Mullaippattu is a poetic work of Tamil literature from the Sangam ageand is included in the Ettuttokai anthology of Sangam literature. The Tamil poetic work can be traced back to the period equivalent to between 100 BCE - 100 CE. Mullaippattu has 103 lines of verses and is the shortest poem in the Pattuppattu anthology, composed in the Akaval meter. The poet Nappoothanaar has written the poems in Mullaippattu. Kurincippattu and Mullaippattu are the only love poems amongst the other poems in the Pattuppattu anthology that are unique. The poems don't indulge in the praise of a munificent patron or king. Moreover, neither the king's country nor an urban centre is described either.

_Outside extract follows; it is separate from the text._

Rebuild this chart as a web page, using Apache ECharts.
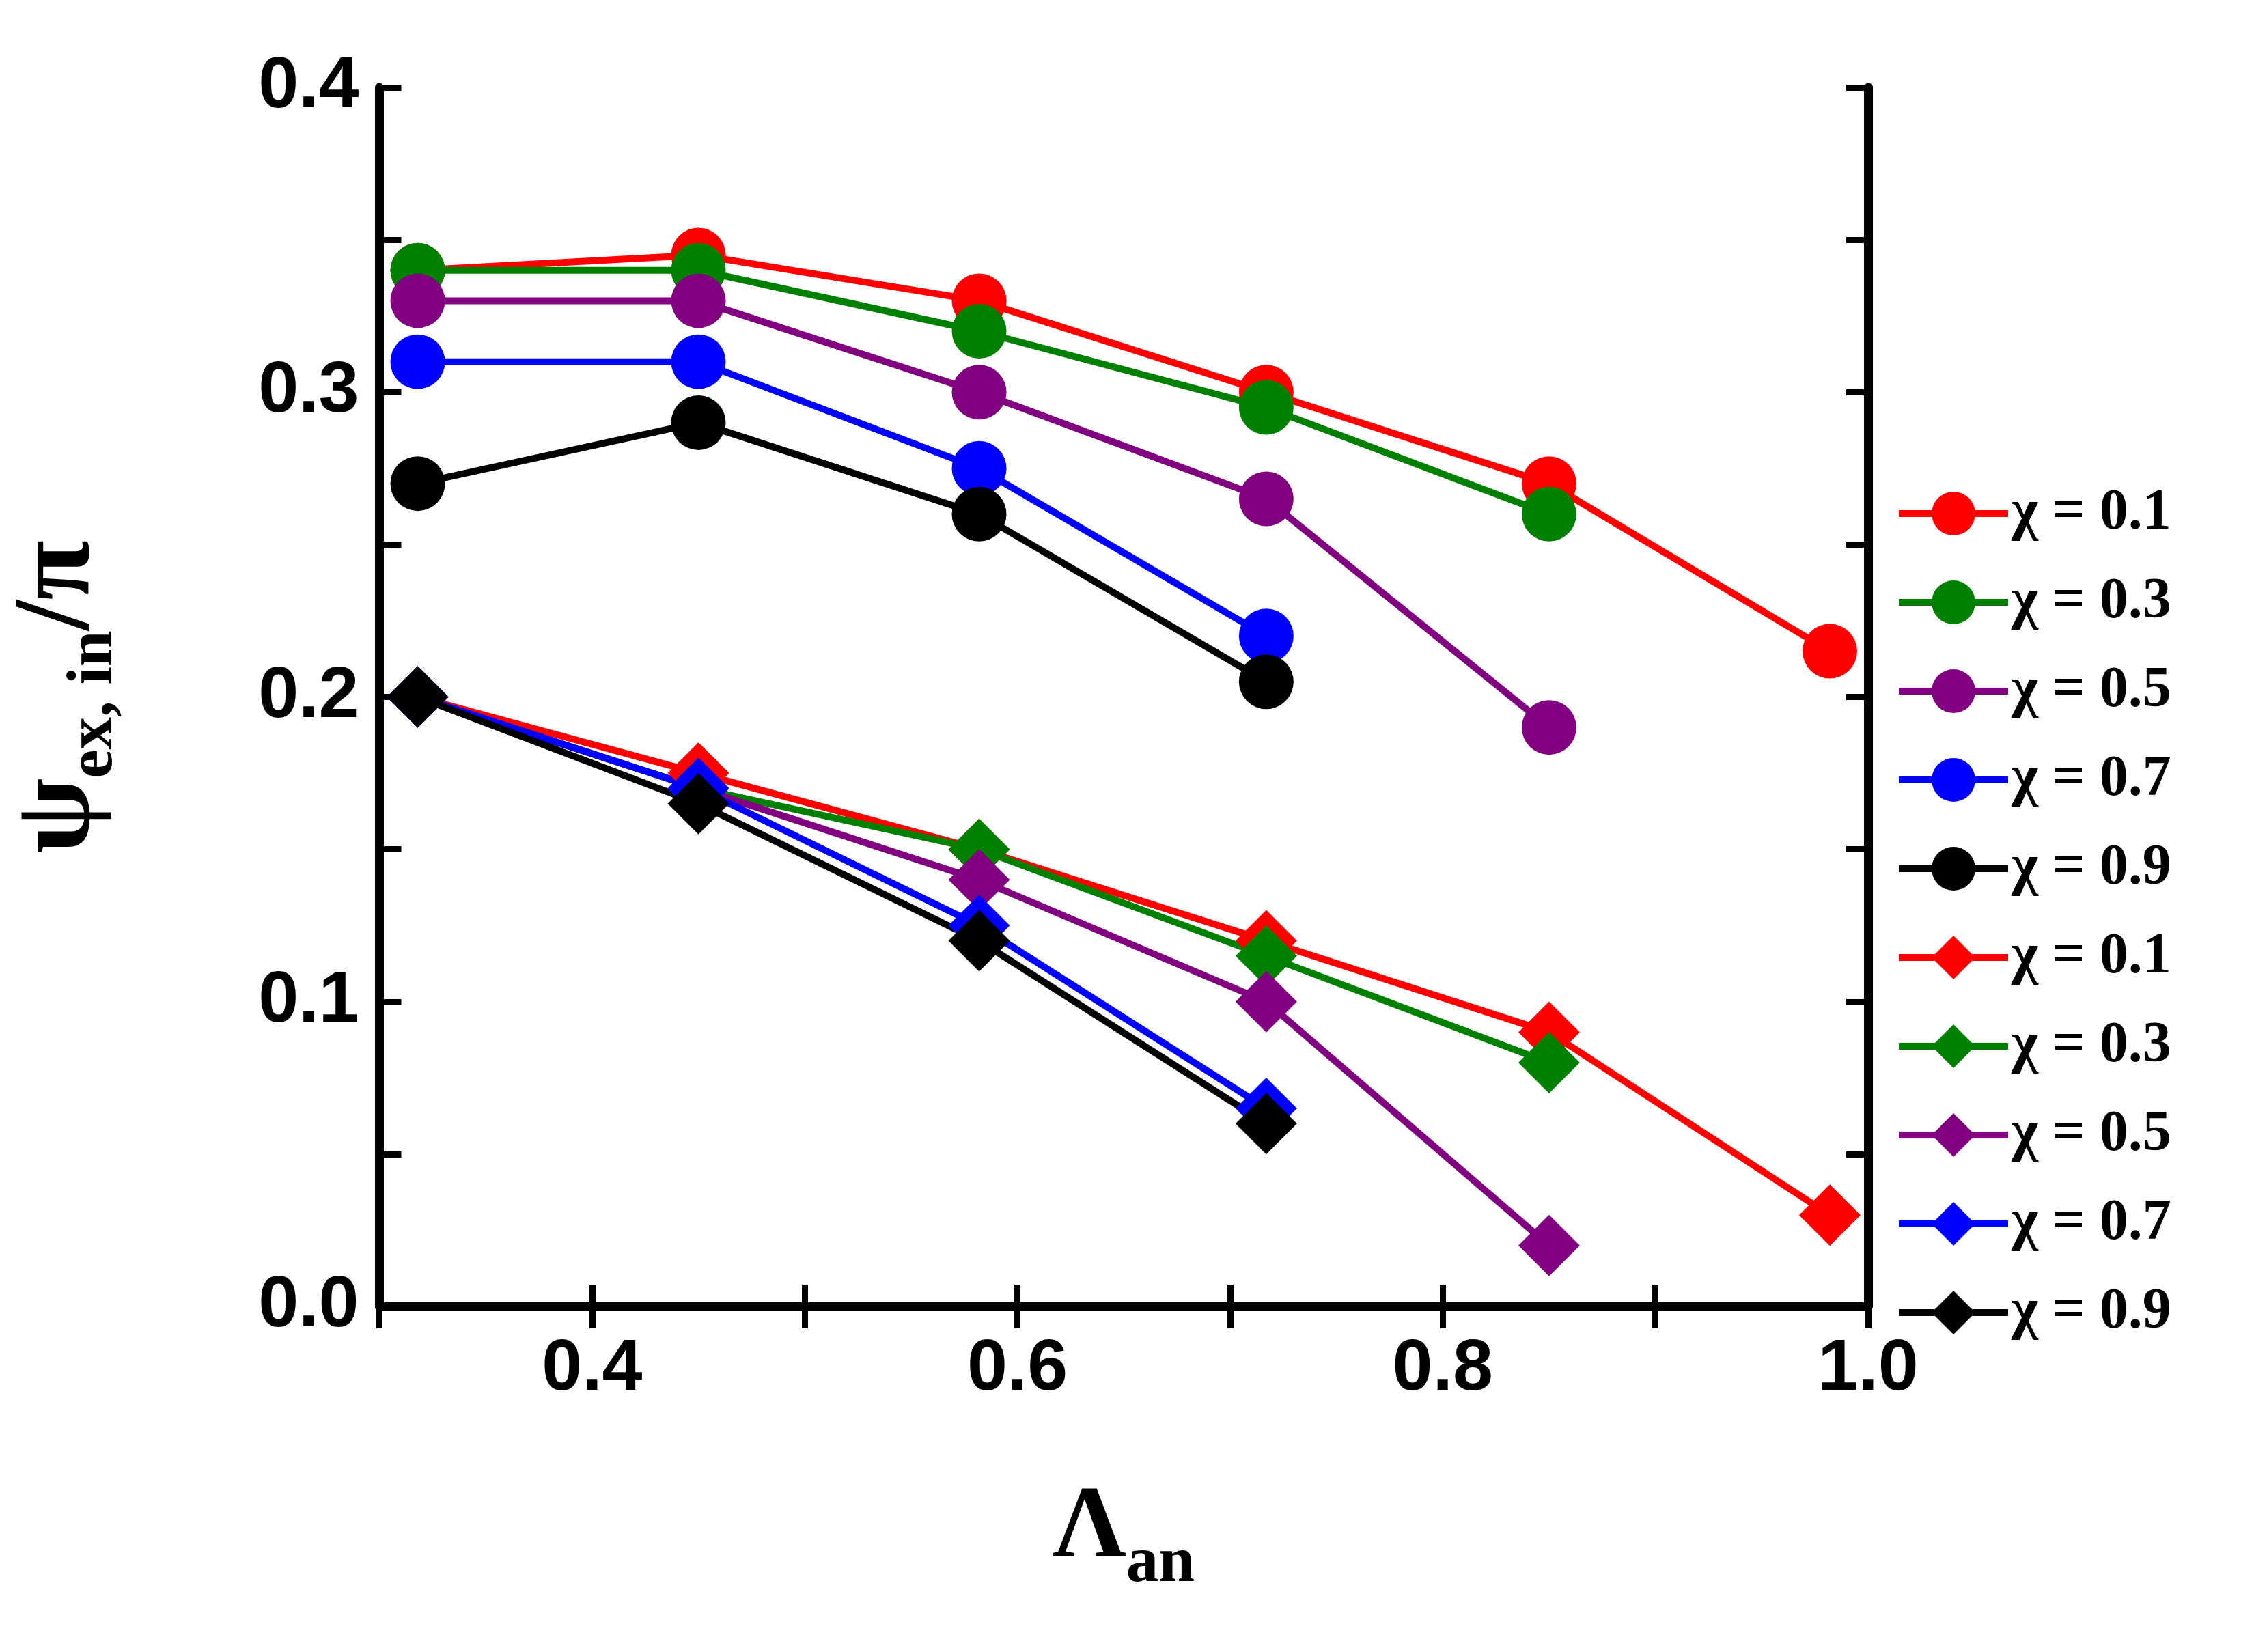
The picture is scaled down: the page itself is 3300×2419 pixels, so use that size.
<!DOCTYPE html>
<html lang="en">
<head>
    <meta charset="utf-8">
    <title>psi vs Lambda</title>
    <script src="https://cdn.jsdelivr.net/npm/echarts@6/dist/echarts.min.js"></script>
</head>
<body style="margin:0">
<div id="main" style="width: 3300px;height:2419px;"></div>
<script>
    let xs = [0.318, 0.45, 0.582, 0.717, 0.85, 0.982];
    let chiNames = ['χ = 0.1', 'χ = 0.3', 'χ = 0.5', 'χ = 0.7', 'χ = 0.9'];
    let colors = ['#ff0000', '#008000', '#800080', '#0000ff', '#000000'];
    let circleVals = [
        [0.34, 0.345, 0.33, 0.30, 0.27, 0.215],
        [0.34, 0.34, 0.32, 0.295, 0.26],
        [0.33, 0.33, 0.30, 0.265, 0.19],
        [0.31, 0.31, 0.275, 0.22],
        [0.27, 0.29, 0.26, 0.205]
    ];
    let diamondVals = [
        [0.2, 0.175, 0.15, 0.12, 0.09, 0.03],
        [0.2, 0.17, 0.15, 0.115, 0.08],
        [0.2, 0.17, 0.14, 0.10, 0.02],
        [0.2, 0.17, 0.125, 0.065],
        [0.2, 0.165, 0.12, 0.06]
    ];

    let series = [];
    function addSeries(vals, symbol, size, suffix) {
        for (let i = 0; i < vals.length; i++) {
            series.push({
                name: chiNames[i] + suffix,
                type: 'line',
                data: vals[i].map((v, j) => [xs[j], v]),
                symbol: symbol,
                symbolSize: size,
                lineStyle: {color: colors[i], width: 10},
                itemStyle: {color: colors[i]}
            });
        }
    }
    addSeries(circleVals, 'circle', 80, '');
    addSeries(diamondVals, 'diamond', 90, ' ');

    let axisLine = {lineStyle: {color: '#000', width: 13}};
    let tick = {inside: true, length: 32, lineStyle: {width: 9, color: '#000'}};
    let lab = {fontSize: 106, fontWeight: 'bold', fontFamily: 'Liberation Sans', color: '#000'};

    let myChart = echarts.init(document.getElementById('main'));
    let option = {
        animation: false,
        backgroundColor: '#fff',
        grid: {left: 528, right: 565, top: 128, bottom: 506},
        legend: {
            orient: 'vertical',
            left: 2770,
            top: 705,
            itemWidth: 160,
            itemHeight: 80,
            itemGap: 46,
            lineStyle: {width: 10},
            data: series.map(s => s.name),
            formatter: n => n.trim(),
            textStyle: {fontSize: 84, fontWeight: 'bold', fontFamily: 'Liberation Serif', color: '#000'}
        },
        xAxis: [{
            type: 'value', min: 0.3, max: 1.0, interval: 0.1,
            axisLine: axisLine, axisTick: tick, splitLine: {show: false},
            axisLabel: Object.assign({margin: 40, formatter: v => Math.round(v * 10) % 2 === 0 ? v.toFixed(1) : ''}, lab),
            name: '{a|Λ}{s|an}', nameLocation: 'middle', nameGap: 230,
            nameTextStyle: {rich: {
                a: {fontSize: 150, fontWeight: 'bold', fontFamily: 'Liberation Serif', color: '#000'},
                s: {fontSize: 95, fontWeight: 'bold', fontFamily: 'Liberation Serif', color: '#000', padding: [100, 0, 0, 0]}
            }}
        }, {
            type: 'value', min: 0.3, max: 1.0, interval: 0.1, position: 'top',
            axisLine: axisLine, axisTick: tick, axisLabel: {show: false}, splitLine: {show: false}
        }],
        yAxis: [{
            type: 'value', min: 0, max: 0.4, interval: 0.05,
            axisLine: axisLine, axisTick: tick, splitLine: {show: false},
            axisLabel: Object.assign({margin: 30, formatter: v => Math.round(v * 100) % 10 === 0 ? v.toFixed(1) : ''}, lab),
            name: '{a|ψ}{s|ex, in}{a|/π}', nameLocation: 'middle', nameGap: 370, nameRotate: 90,
            nameTextStyle: {rich: {
                a: {fontSize: 160, fontWeight: 'bold', fontFamily: 'Liberation Serif', color: '#000'},
                s: {fontSize: 95, fontWeight: 'bold', fontFamily: 'Liberation Serif', color: '#000', padding: [100, 0, 0, 0]}
            }}
        }, {
            type: 'value', min: 0, max: 0.4, interval: 0.05, position: 'right',
            axisLine: axisLine, axisTick: tick, axisLabel: {show: false}, splitLine: {show: false}
        }],
        series: series
    };
    myChart.setOption(option);
</script>
</body>
</html>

The major focus is to express the human feeling of love which is the primary theme of Akam poems.
Content of Mullaippattu
The theme and subject of Mullaippattu belongs to the classification of the subjective matter known as Akam that revolves around human emotions and experiences like love and other human relationships. Mullaippattu is a genuine love poem and narrates about a woman who longs for her lover, who has went to fight a war and left her. In the ancient days, the soldiers used return to their own country and back to their homes during the monsoon season, in order to tend to their prime profession of agriculture. The heroine mourns that even though the monsoon has arrived on time, yet the love of her life hasn't returned back home from the battleground. The narration of the country and the natural landscape during the rainy season is particularly outstanding in this book.
The fundamental theme of Mullaittinai poems is to focus on the patience and self-control depicted by a wife, until her husband, who is a warrior, comes back from a victorious military campaign. The hero of the poem is away on a military operation must return home before the arrival of rainy season. If the soldiers stay in the combat zone during the monsoon season then the seasonal harvest will be adversely affected in the nations engaged in war. Thus it is a tradition among the soldiers to go back to their respective homelands before the monsoons. The poem describes that even though there were suggestions that marks the arrival of monsoonal weather, her soldier husband has not yet returned from his military operation. While the heroine wonders about any delay, she begins to hear the sound of chariot wheels.
This forms the basic theme of the poem Mullaippattu and also elaborately narrates the stunning natural and scenic beauty of the forest land during the rainy season.